Beckner: Beige Book Suggests Inflationary Straws In The Wind

Written exclusively for InTouch Capital Markets

18th April 2018

By Steven K. Beckner

The Federal Reserve is still waiting for the price index for personal consumption expenditures (PCE), its preferred inflation gauge, to hit its 2% target, but there are other signs wage-price pressures may be building, the latest being findings of the Fed’s new survey of conditions in its 12 districts.

The “beige book,” prepared for the May 1-2 Federal Open Market Committee meeting, suggests “tight” labor markets are causing worker scarcities and wage concessions. “Businesses were responding to labor shortages in a variety of ways, from raising pay to enhancing training to increasing their use of overtime and/or automation, among other strategies,” the Dallas Federal Reserve Bank said in its summary.

“Upward wage pressures persisted but generally did not escalate,” the report continued more reassuringly. “Most Districts reported wage growth as only modest.”

But the April survey reinforces the March one, which found that “in many Districts, wage growth picked up to a moderate pace.
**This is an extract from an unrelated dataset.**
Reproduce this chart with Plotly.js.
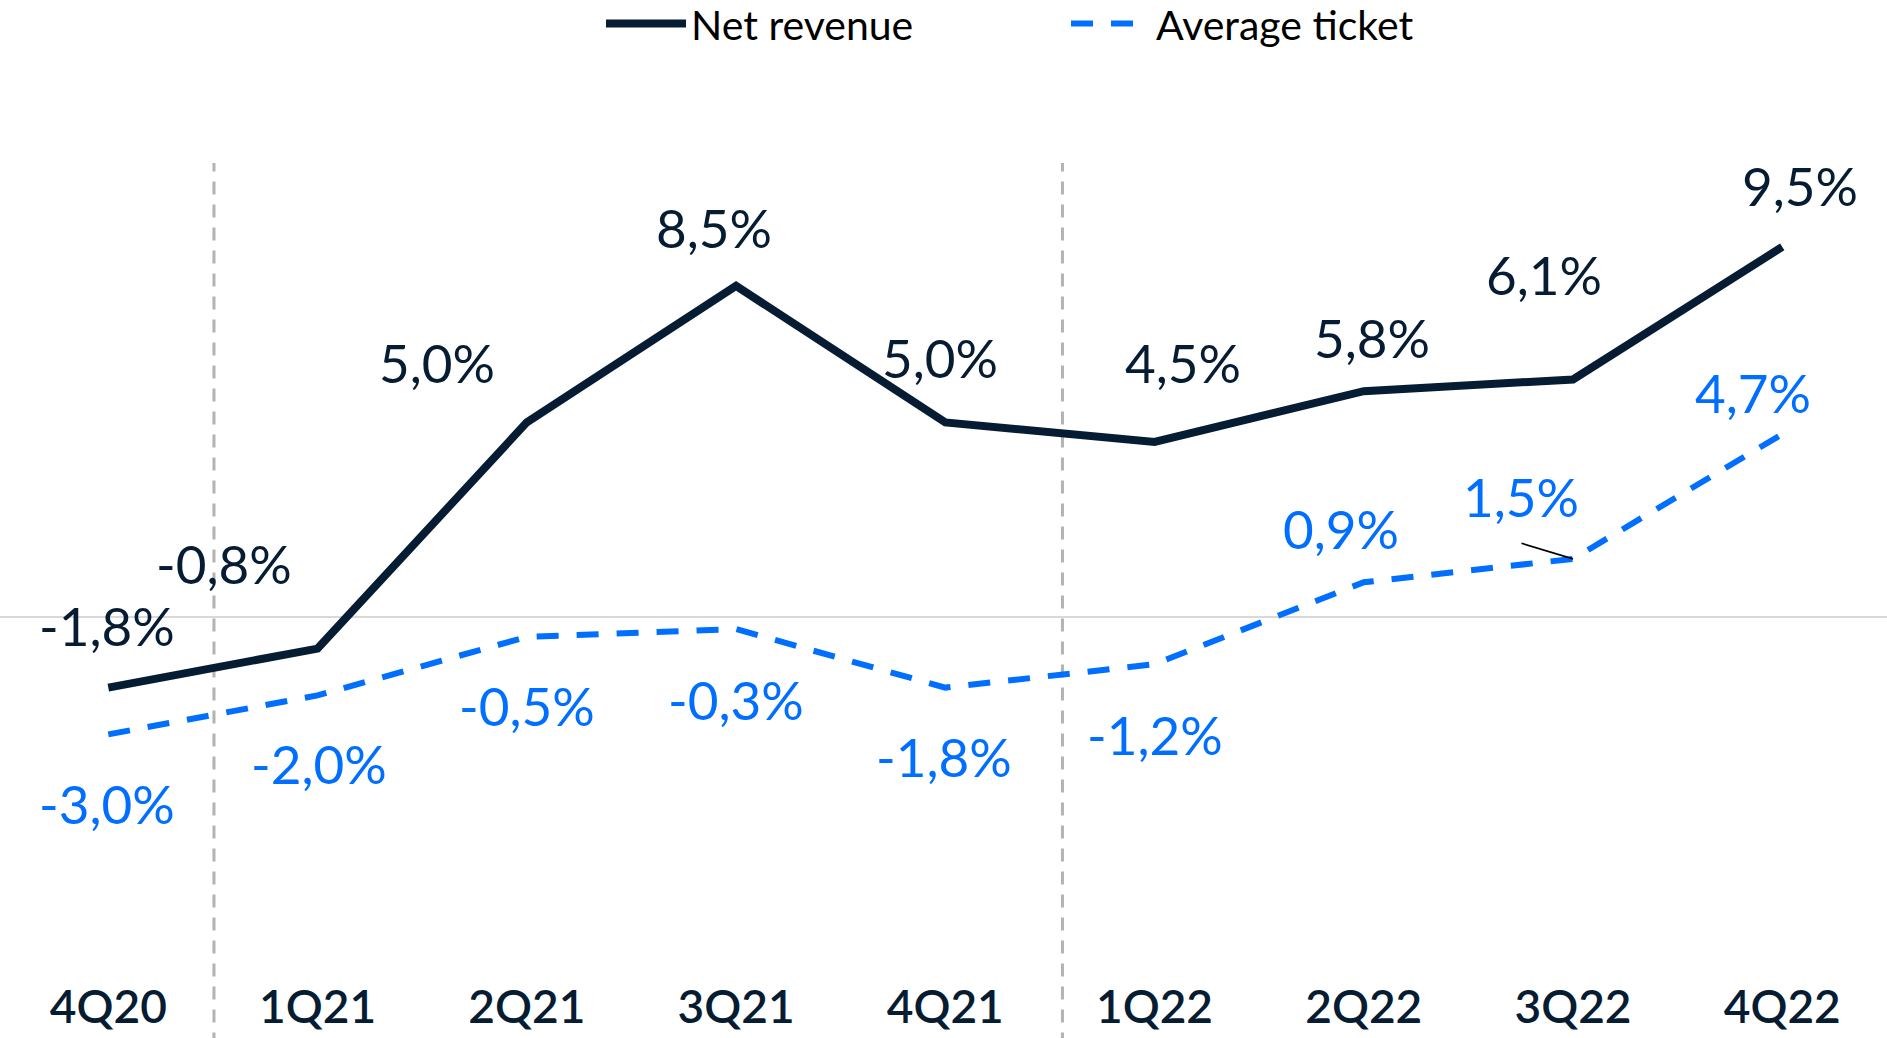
<!DOCTYPE html>
<html>
<head>
<meta charset="utf-8">
<script src="https://cdn.plot.ly/plotly-3.0.1.min.js"></script>
<style>
  html, body { margin: 0; padding: 0; background: #ffffff; }
  #chart { width: 1887px; height: 1038px; }
</style>
</head>
<body>
<div id="chart"></div>
<script>
// ---- data ----
const quarters = ['4Q20', '1Q21', '2Q21', '3Q21', '4Q21', '1Q22', '2Q22', '3Q22', '4Q22'];
const netRevenue = [-1.8, -0.8, 5.0, 8.5, 5.0, 4.5, 5.8, 6.1, 9.5];
const averageTicket = [-3.0, -2.0, -0.5, -0.3, -1.8, -1.2, 0.9, 1.5, 4.7];
const seriesNames = ['Net revenue', 'Average ticket'];

// ---- label placement (pixel offsets from each point) ----
const netLabelDx = [-1, -94, -90, -22, -5, 28, 8, -29, 18];
const netLabelDy = [62, 85, 60, 58, 65, 79, 54, 105, 61];
const avgLabelDx = [-1, 1, 0, 0, -1, 0, -23, -52, -29];
const avgLabelDy = [-69, -68, -69, -70, -69, -70, 54, 62, 42];
const dividerPositions = [0.505, 4.56];

// ---- styles ----
const NAVY = '#061c33';
const BLUE = '#006eff';
const FONT = 'Lato, "Open Sans", sans-serif';

const fmt = v => v.toFixed(1).replace('.', ',') + '%';

const traces = [
  {
    x: quarters, y: netRevenue, name: seriesNames[0],
    type: 'scatter', mode: 'lines',
    line: { color: NAVY, width: 8 },
    hoverinfo: 'skip'
  },
  {
    x: quarters, y: averageTicket, name: seriesNames[1],
    type: 'scatter', mode: 'lines',
    line: { color: BLUE, width: 6, dash: '22px,18px' },
    hoverinfo: 'skip'
  }
];

const annotations = [];
quarters.forEach((q, i) => {
  annotations.push({
    x: q, y: netRevenue[i], xref: 'x', yref: 'y',
    text: fmt(netRevenue[i]), showarrow: false,
    xshift: netLabelDx[i], yshift: netLabelDy[i],
    font: { family: FONT, size: 53, color: NAVY }
  });
  annotations.push({
    x: q, y: averageTicket[i], xref: 'x', yref: 'y',
    text: fmt(averageTicket[i]), showarrow: false,
    xshift: avgLabelDx[i], yshift: avgLabelDy[i],
    font: { family: FONT, size: 53, color: BLUE }
  });
});
// leader line for the 3Q22 average-ticket label
annotations.push({
  x: quarters[7], y: averageTicket[7], xref: 'x', yref: 'y',
  text: ' ', font: { size: 1 },
  showarrow: true, arrowhead: 0, arrowwidth: 1.6, arrowcolor: '#000000',
  ax: -53, ay: -16, standoff: 0, startstandoff: 0
});

const shapes = dividerPositions.map(p => ({
  type: 'line', xref: 'x', yref: 'paper',
  x0: p, x1: p, y0: -0.08, y1: 0.8316,
  line: { color: '#b3b3b3', width: 3, dash: '13px,10px' },
  layer: 'below'
}));

const layout = {
  width: 1887, height: 1038,
  paper_bgcolor: '#ffffff', plot_bgcolor: '#ffffff',
  margin: { l: 0, r: 0, t: 0, b: 70, pad: 0, autoexpand: false },
  font: { family: FONT, color: NAVY },
  showlegend: true,
  legend: {
    orientation: 'h', xref: 'container', yref: 'container',
    x: 0.3185, xanchor: 'left', y: 0.977, yanchor: 'middle',
    font: { family: FONT, size: 41, color: '#000000' },
    itemwidth: 80, entrywidth: 370, entrywidthmode: 'pixels',
    bgcolor: 'rgba(0,0,0,0)', borderwidth: 0, itemclick: false
  },
  xaxis: {
    type: 'category', range: [-0.5176, 8.5006],
    showgrid: false, zeroline: false, showline: false, ticks: '',
    tickfont: { family: FONT, size: 46, color: NAVY, weight: 600 },
    ticklabelstandoff: 8, fixedrange: true
  },
  yaxis: {
    range: [-8.99, 15.83],
    showgrid: false, showticklabels: false, ticks: '',
    zeroline: true, zerolinecolor: '#d9d9d9', zerolinewidth: 2,
    fixedrange: true
  },
  shapes: shapes,
  annotations: annotations
};

Plotly.newPlot('chart', traces, layout, { displayModeBar: false, staticPlot: true });
</script>
</body>
</html>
Most Districts saw employers raise wages and expand benefit packages in response to tight labor market conditions.”

Meanwhile, “prices increased across all Districts” through April 9. Though price hikes were “generally … moderate,” there were “widespread reports that steel prices rose, sometimes dramatically, due to the new tariff” and “prices for building materials continued to rise briskly…” Transportation costs also generally rose, “with contacts citing higher fuel prices and shortages of truck drivers as the primary causes.”

The Fed received “scattered reports of companies successfully passing through price increases to customers in manufacturing, information technology, transportation, and construction. Businesses generally anticipate further price increases in the months ahead, particularly for steel and building materials.”

These gleanings are unlikely to excite hawkish FOMC action soon. They won’t convince officials like Chicago Fed President Charles Evans, who observed Tuesday that “just as rising inflation seems less likely while inflation expectations are low, escalating inflation is also difficult to imagine in the absence of commensurate wage gains.” After painting “a rosy picture of labor markets,” he added, “strong wage growth has been a missing piece. Over the past year, average hourly earnings have risen 2.7 percent. This is nearly a full percentage point lower than the wage gains we saw before the financial crisis.”

But others are less complacent, and more such anecdotal straws in the wind, if validated by data, could convince the FOMC majority that there is an inflation upcreep they need to stay ahead of.